Having a car & driver in India has much to recommend it & we're really enjoying the gilded-cage freedom it gives us. In a way it is the gentle intro to travelling here that we'd promised ourselves. We had always said we'd take our time to get the hang of things, maybe stay in a quiet town before setting out on a grand tour. Having now seen Delhi & having heard how hard train tickets can be to get (many Indians travel in July for holidays & pilgrimages) this has proved to be even better. We have an itinerary through 10 towns* & back to Delhi with air-con/ensuite hotel rooms pre-booked. Can reject rooms/hotels we don't like (have), can alter the number of days at each place(have) & decide where we want to go each day. Africa on a Shoestring (my 1987 epic) it ain't. Despite not meeting people on the way we get much more time at each destination to get out & about, alone or with Ramesh.
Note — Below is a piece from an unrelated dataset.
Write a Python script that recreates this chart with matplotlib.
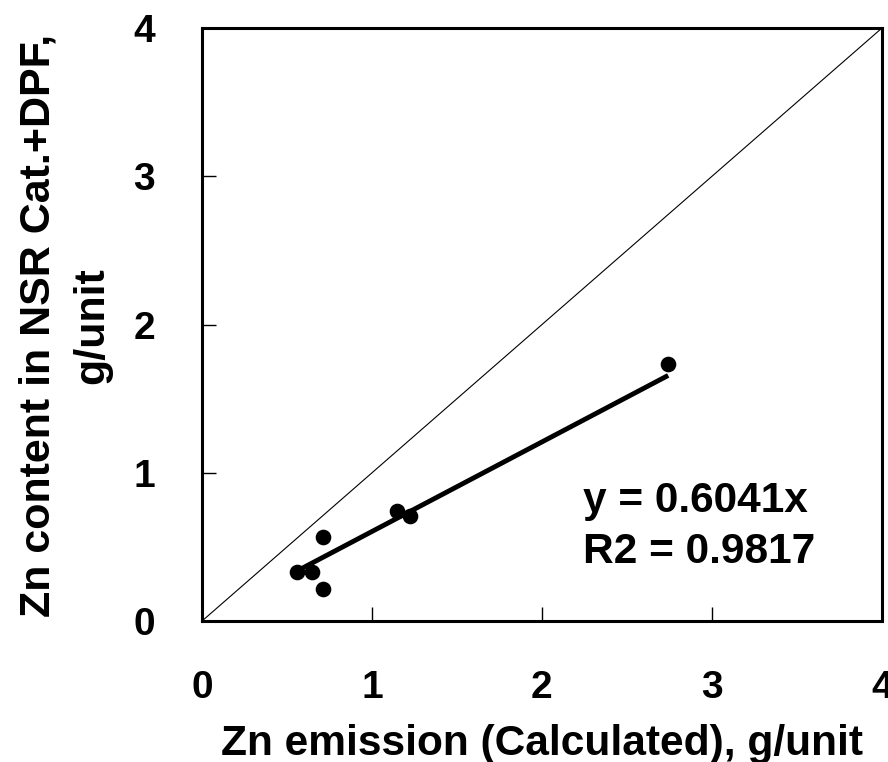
import matplotlib
matplotlib.use("Agg")
import matplotlib.pyplot as plt
import numpy as np

plt.rcParams['font.family'] = ['Liberation Sans', 'DejaVu Sans']
plt.rcParams['font.weight'] = 'bold'

# measured vs calculated Zn
x_calc = [0.557, 0.645, 0.714, 0.714, 1.145, 1.224, 2.743]
y_meas = [0.333, 0.333, 0.565, 0.216, 0.744, 0.708, 1.734]
slope = 0.6041
r2 = 0.9817
ticks = [0, 1, 2, 3, 4]

fig = plt.figure(figsize=(8.88, 7.62), dpi=100)
ax = fig.add_axes([0.2275, 0.185, 0.7655, 0.778])

ax.plot([0, 4], [0, 4], color='black', lw=0.8)
xf = np.array([min(x_calc), max(x_calc)])
ax.plot(xf, slope * xf, color='black', lw=3.5, solid_capstyle='butt')
ax.scatter(x_calc, y_meas, s=105, color='black', zorder=3)

ax.set_xlim(0, 4)
ax.set_ylim(0, 4)
ax.set_xticks(ticks)
ax.set_yticks(ticks)
ax.tick_params(direction='in', length=10, width=1, labelsize=28)
ax.tick_params(axis='x', pad=35)
ax.tick_params(axis='y', pad=34)
for s in ax.spines.values():
    s.set_linewidth(2.2)

ax.set_xlabel('Zn emission (Calculated), g/unit', fontsize=30.6, fontweight='bold', labelpad=13)
ax.set_ylabel('Zn content in NSR Cat.+DPF,\ng/unit', fontsize=31, fontweight='bold',
              labelpad=15, linespacing=1.45)
ax.yaxis.label.set_y(0.498)

ax.text(2.241, 0.735, 'y = %.4fx' % slope, fontsize=30.5, fontweight='bold',
        ha='left', va='baseline')
ax.text(2.241, 0.391, 'R2 = %.4f' % r2, fontsize=30.5, fontweight='bold',
        ha='left', va='baseline')

fig.savefig('out.png', dpi=100)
Tool a while to get the hang of all the "sirs" & "ma'ams" & waving at the hoi polloi from the back of what looks like a 1960s Morris but, hey, we're adaptable.

Mandawa     3 nights
Bikaner        1
Jaisalmer    3
Jodhpur    2
Ranakpur    1
Udaipur    3
Bundi        4
Pushkar        2
Jaipur        3
Agra        1

If you want an idea of price, names of agents etc contact us.

Wednesday, 1 July 2009

How to start , what a dumb title & other guff


Hi, thankyou so much for passing by, I'm really glad to have finally get this going.

It's now about 7 weeks into our trip & I've finally had time to start to write. I've written a couple of things today at the hotel & posted them here at the internet café near the clocktower in Jodhpur central market. I've a bellyful of Makhatani Special Lassi & a head full of ideas but lilited time as we've a rooftop bar to visit around sunset.

We both hope you enjoy what follows, we don't intend to run a chronological diary or the trip as we've already done so much but will post bits & pieces as we write. There's a rough Rajastani schedule in one post & I'll try & include days where I can.

We'll write about the UK as & when & intersperse those posts whenever, like a box of chocolates, you never know what you're going to get.

Photos & maybe video will be slotted in when I work out how to do that.

Feel free to comment, it'd be great to see what you think

Love, Guy & Carol & Rajastan

Oh yeah, the title, couldn't think of anything better for a UK/India trip so there…. Also despite living dangerously on dodgy real ale & Indian street food I'm getting bigger not smaller…& there was me hoping to catch a dose of something explosive & lose a ¼ of my body weight like people used to in the good old days…Larry you were right!